# Light Green Printing Light Blue



## boost631 (Sep 6, 2014)

I have been doing dye sub for about 2 years with no problems until recently. Lately my light green prints have been coming out light blue. If I reprint it then it comes out normal. Sometimes I would have to print 2-3 times and it comes out normal. I am using a Ricoh SG3100dn with power driver if that helps. Any help would be greatly appreciated.


----------



## SunState (Mar 5, 2014)

Is this all over or just at the beginning of the printing?


----------



## boost631 (Sep 6, 2014)

Its just the beginning of the print most of the time and sometimes it also comes out in the beginning and middle.


----------



## mgparrish (Jul 9, 2005)

boost631 said:


> I have been doing dye sub for about 2 years with no problems until recently. Lately my light green prints have been coming out light blue. If I reprint it then it comes out normal. Sometimes I would have to print 2-3 times and it comes out normal. I am using a Ricoh SG3100dn with power driver if that helps. Any help would be greatly appreciated.


Green = Cyan + Yellow.

Cyan and yellow (and magenta and black) are pure colors and controlled in the individual ink channel. Green requires both yellow and cyan channels to create. Lose yellow then your green becomes cyan. 
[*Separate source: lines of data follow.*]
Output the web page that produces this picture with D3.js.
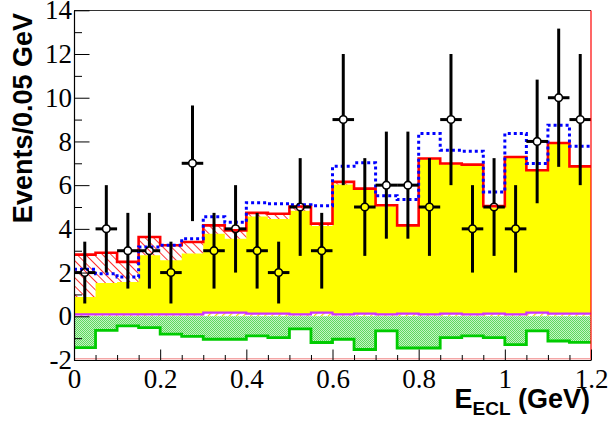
<!DOCTYPE html>
<html>
<head>
<meta charset="utf-8">
<script src="https://cdn.jsdelivr.net/npm/d3@7"></script>
<style>
  body { margin: 0; background: #fff; }
  svg { display: block; }
</style>
</head>
<body>
<svg id="chart" width="609" height="421"></svg>
<script>
// bin low edges, 0.05 GeV wide
var binLo = [0, 0.05, 0.1, 0.15, 0.2, 0.25, 0.3, 0.35, 0.4, 0.45, 0.5, 0.55,
             0.6, 0.65, 0.7, 0.75, 0.8, 0.85, 0.9, 0.95, 1.0, 1.05, 1.1, 1.15];
var binWidth = 0.05;

var dataCounts = [2, 4, 3, 3, 2, 7, 3, 4, 3, 2, 5, 3, 9, 5, 6, 6, 5, 9, 4, 5, 4, 8, 10, 9];
var yellowHist = [0.88, 1.52, 1.57, 2.79, 2.56, 2.87, 3.78, 3.55, 4.57, 4.45, 4.83, 4.13,
                  6.03, 5.80, 5.03, 4.13, 7.19, 6.96, 6.91, 4.98, 7.26, 6.65, 7.90, 6.83];
var redHist = [2.82, 2.91, 2.49, 3.63, 3.25, 3.40, 4.16, 3.93, 4.73, 4.69, 5.02, 4.24,
               6.15, 5.84, 5.08, 4.16, 7.22, 6.99, 6.94, 5.04, 7.29, 6.68, 7.93, 6.86];
var blueHist = [2.15, 1.95, 1.8, 3.17, 3.25, 3.55, 4.55, 4.3, 5.2, 5.15, 5.1, 5.06,
                6.86, 7.02, 5.51, 5.34, 8.36, 7.6, 7.55, 5.69, 8.36, 6.99, 8.74, 7.78];
var purpleHist = [0.09, 0.09, 0.09, 0.09, 0.09, 0.09, 0.17, 0.17, 0.12, 0.12, 0.09, 0.17,
                  0.09, 0.12, 0.09, 0.12, 0.09, 0.12, 0.09, 0.12, 0.09, 0.17, 0.12, 0.12];
var greenHist = [-1.43, -0.64, -0.44, -0.52, -0.82, -0.92, -1.05, -1.05, -0.90, -0.98, -0.58, -1.20,
                 -1.05, -1.52, -0.67, -1.45, -1.45, -0.98, -0.90, -0.98, -1.30, -0.67, -1.13, -1.19];

var xTicks = [0, 0.2, 0.4, 0.6, 0.8, 1, 1.2];
var yTicks = [-2, 0, 2, 4, 6, 8, 10, 12, 14];

var svg = d3.select("#chart");
var x = d3.scaleLinear().domain([0, 1.2]).range([74, 591]);
var y = d3.scaleLinear().domain([-2, 14]).range([360, 10.3]);

var defs = svg.append("defs");
// red "\\\" hatch
var pr = defs.append("pattern").attr("id", "redHatch")
    .attr("patternUnits", "userSpaceOnUse").attr("width", 6).attr("height", 6)
    .attr("patternTransform", "rotate(-45)");
pr.append("line").attr("x1", 0).attr("y1", 0).attr("x2", 0).attr("y2", 6)
    .attr("stroke", "#ff0000").attr("stroke-width", 1.6);
// yellow "///" hatch for the small component
var py = defs.append("pattern").attr("id", "yellowHatch")
    .attr("patternUnits", "userSpaceOnUse").attr("width", 5).attr("height", 5)
    .attr("patternTransform", "rotate(45)");
py.append("rect").attr("width", 5).attr("height", 5).attr("fill", "#fff");
py.append("line").attr("x1", 0).attr("y1", 0).attr("x2", 0).attr("y2", 5)
    .attr("stroke", "#f0e000").attr("stroke-width", 2.5);
// green checkerboard
var pg = defs.append("pattern").attr("id", "greenCheck")
    .attr("patternUnits", "userSpaceOnUse").attr("width", 2).attr("height", 2);
pg.append("rect").attr("width", 2).attr("height", 2).attr("fill", "#c4f4c4");
pg.append("rect").attr("width", 1).attr("height", 1).attr("fill", "#5ed85e");
pg.append("rect").attr("x", 1).attr("y", 1).attr("width", 1).attr("height", 1).attr("fill", "#5ed85e");

// step points: one per bin plus closing edge
function stepPts(vals) {
    var pts = binLo.map(function (lo, i) { return { x: lo, v: vals[i], i: i }; });
    pts.push({ x: binLo[binLo.length - 1] + binWidth, v: vals[vals.length - 1], i: vals.length - 1 });
    return pts;
}
function stepArea(top, base) {
    return d3.area().curve(d3.curveStepAfter)
        .x(function (d) { return x(d.x); })
        .y0(function (d) { return y(base ? base[d.i] : 0); })
        .y1(function (d) { return y(top[d.i]); });
}
function stepLine(vals) {
    return d3.line().curve(d3.curveStepAfter)
        .x(function (d) { return x(d.x); })
        .y(function (d) { return y(vals[d.i]); });
}

var plot = svg.append("g");

// yellow component
plot.append("path").datum(stepPts(yellowHist))
    .attr("d", stepArea(yellowHist)).attr("fill", "#ffff00");
// red hatched component stacked on yellow
plot.append("path").datum(stepPts(redHist))
    .attr("d", stepArea(redHist, yellowHist)).attr("fill", "url(#redHatch)");
plot.append("path").datum(stepPts(redHist))
    .attr("d", stepLine(redHist)).attr("fill", "none")
    .attr("stroke", "#ff0000").attr("stroke-width", 2.6);
// blue dotted total
plot.append("path").datum(stepPts(blueHist))
    .attr("d", stepLine(blueHist)).attr("fill", "none")
    .attr("stroke", "#0000ff").attr("stroke-width", 3).attr("stroke-dasharray", "3,3");
// small purple/yellow component
plot.append("path").datum(stepPts(purpleHist))
    .attr("d", stepArea(purpleHist)).attr("fill", "url(#yellowHatch)");
plot.append("path").datum(stepPts(purpleHist))
    .attr("d", stepLine(purpleHist)).attr("fill", "none")
    .attr("stroke", "#cc33ff").attr("stroke-width", 2.2);
// green negative component
plot.append("path").datum(stepPts(greenHist))
    .attr("d", stepArea(greenHist)).attr("fill", "url(#greenCheck)");
plot.append("path").datum(stepPts(greenHist))
    .attr("d", stepLine(greenHist)).attr("fill", "none")
    .attr("stroke", "#00cc00").attr("stroke-width", 2.8);

// data points with sqrt(N) errors, open circles
var r = 3.8;
var pts = plot.append("g").selectAll("g").data(dataCounts).enter().append("g");
pts.each(function (n, i) {
    var g = d3.select(this),
        cx = x(binLo[i] + binWidth / 2), cy = y(n), e = Math.sqrt(n);
    var segs = [
        [cx, y(n + e), cx, cy - r],
        [cx, cy + r, cx, y(n - e)],
        [x(binLo[i]), cy, cx - r, cy],
        [cx + r, cy, x(binLo[i] + binWidth), cy]
    ];
    segs.forEach(function (s) {
        g.append("line").attr("x1", s[0]).attr("y1", s[1]).attr("x2", s[2]).attr("y2", s[3])
            .attr("stroke", "#000").attr("stroke-width", 3);
    });
    g.append("circle").attr("cx", cx).attr("cy", cy).attr("r", r)
        .attr("fill", "none").attr("stroke", "#000").attr("stroke-width", 1.6);
});

// frame
svg.append("line").attr("x1", 74).attr("x2", 591).attr("y1", 10.5).attr("y2", 10.5)
    .attr("stroke", "#333").attr("stroke-width", 1.2);
svg.append("line").attr("x1", 591).attr("x2", 591).attr("y1", 10.5).attr("y2", 360)
    .attr("stroke", "#ff0000").attr("stroke-width", 1.2);
svg.append("line").attr("x1", 74).attr("x2", 591).attr("y1", 358.8).attr("y2", 358.8)
    .attr("stroke", "#f08080").attr("stroke-width", 1);

// axes
var serif = "'Liberation Serif', 'Times New Roman', serif";
var yAxis = svg.append("g").attr("transform", "translate(74,0)")
    .call(d3.axisLeft(y).tickValues(yTicks).tickSize(-15.5).tickSizeOuter(0).tickPadding(2)
        .tickFormat(function (d) { return String(d); }));
svg.append("g").attr("transform", "translate(74,0)")
    .call(d3.axisLeft(y).tickValues(d3.range(-1, 14, 2)).tickSize(-8).tickFormat(""))
    .select(".domain").remove();
var xAxis = svg.append("g").attr("transform", "translate(0,360)")
    .call(d3.axisBottom(x).tickValues(xTicks).tickSize(-10.5).tickSizeOuter(0).tickPadding(9)
        .tickFormat(function (d) { return String(d); }));
svg.append("g").attr("transform", "translate(0,360)")
    .call(d3.axisBottom(x).tickValues(binLo.filter(function (d, i) { return i % 4 !== 0; }))
        .tickSize(-5).tickFormat(""))
    .select(".domain").remove();
svg.selectAll(".tick line").attr("stroke", "#000").attr("stroke-width", 1);
svg.selectAll(".domain").attr("stroke", "#000").attr("stroke-width", 1.2);
[yAxis, xAxis].forEach(function (a) {
    a.selectAll("text").attr("font-family", serif).attr("font-size", 27).attr("fill", "#000");
});

// titles
svg.append("text")
    .attr("transform", "translate(32,13) rotate(-90)")
    .attr("text-anchor", "end")
    .attr("font-family", "'Liberation Sans', Arial, sans-serif")
    .attr("font-weight", "bold").attr("font-size", 27)
    .text("Events/0.05 GeV");
var xt = svg.append("text")
    .attr("x", 590).attr("y", 408).attr("text-anchor", "end")
    .attr("font-family", "'Liberation Sans', Arial, sans-serif")
    .attr("font-weight", "bold").attr("font-size", 27);
xt.append("tspan").text("E");
xt.append("tspan").attr("font-size", 19).attr("dy", 7).text("ECL");
xt.append("tspan").attr("dy", -7).text(" (GeV)");
</script>
</body>
</html>
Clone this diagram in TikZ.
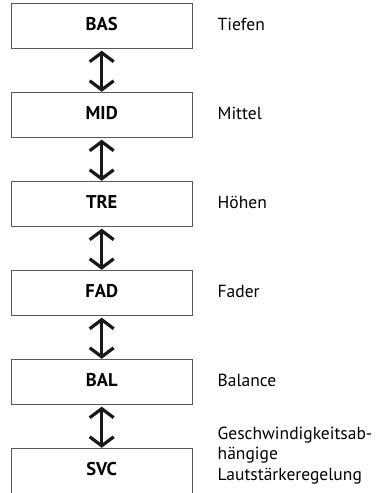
\documentclass[tikz,border=0pt]{standalone}
\usepackage{fontspec}
\setmainfont{PT Sans}
\usetikzlibrary{arrows.meta}
\begin{document}
\begin{tikzpicture}[x=1pt,y=1pt,
  box/.style={draw=black!65, line width=0.9pt, minimum width=181.5pt, minimum height=45pt,
    inner sep=0pt, anchor=north west, text height=12.6pt, text depth=4.5pt,
    font=\fontsize{18.5}{20}\selectfont\bfseries},
  lbl/.style={anchor=base west, inner sep=0pt, font=\fontsize{17.5}{20.5}\selectfont, align=left},
  updown/.style={draw=black!90, line width=3.2pt,
    {Straight Barb[length=9pt,width=24pt]}-{Straight Barb[length=9pt,width=24pt]},
    shorten <=1.5pt, shorten >=0.5pt}]
\useasboundingbox (0,0) rectangle (377,-493);
\node[box] (bas) at (10.5,-3.3) {BAS};
\node[box] (mid) at (10.5,-92.3) {MID};
\node[box] (tre) at (10.5,-181.3) {TRE};
\node[box] (fad) at (10.5,-270.3) {FAD};
\node[box] (bal) at (10.5,-359.3) {BAL};
\node[box] (svc) at (10.5,-448.3) {SVC};
\draw[updown] (bas.south) -- (mid.north);
\draw[updown] (mid.south) -- (tre.north);
\draw[updown] (tre.south) -- (fad.north);
\draw[updown] (fad.south) -- (bal.north);
\draw[updown] (bal.south) -- (svc.north);
\node[lbl] (lbas) at (217.5,-30.5) {Tiefen};
\node[lbl] (lmid) at (217.5,-119.5) {Mittel};
\node[lbl] (ltre) at (217.5,-208.5) {Höhen};
\node[lbl] (lfad) at (217.5,-297.5) {Fader};
\node[lbl] (lbal) at (217.5,-386.5) {Balance};
\node[lbl] (lsvc) at (217.5,-480) {Geschwindigkeitsab-\\hängige\\Lautstärkeregelung};
\end{tikzpicture}
\end{document}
Suspect you have intermittent ink flow in your yellow channel. Did you try head cleaning?


----------



## SunState (Mar 5, 2014)

I agree with Mike on yellow being missing, a nozzle check should show if it is flowing.

I had it happen on the 3110 a year or so ago and the yellow was missing in the first inch or 2 of the print. It had something to do with the print head height setting or the paper thickness setting (it's been awhile and I forget) David at Conde set me on the right path when his tech support didn't know.


----------



## brinked (Mar 21, 2010)

Do a nozzle check, make sure all your inks are coming out fine.

Also, make sure its not the image itself. I once had an issue where reds were coming out orange. Drove me insane. I found out it was because the first image and the second test image with red both had missing color profiles.


----------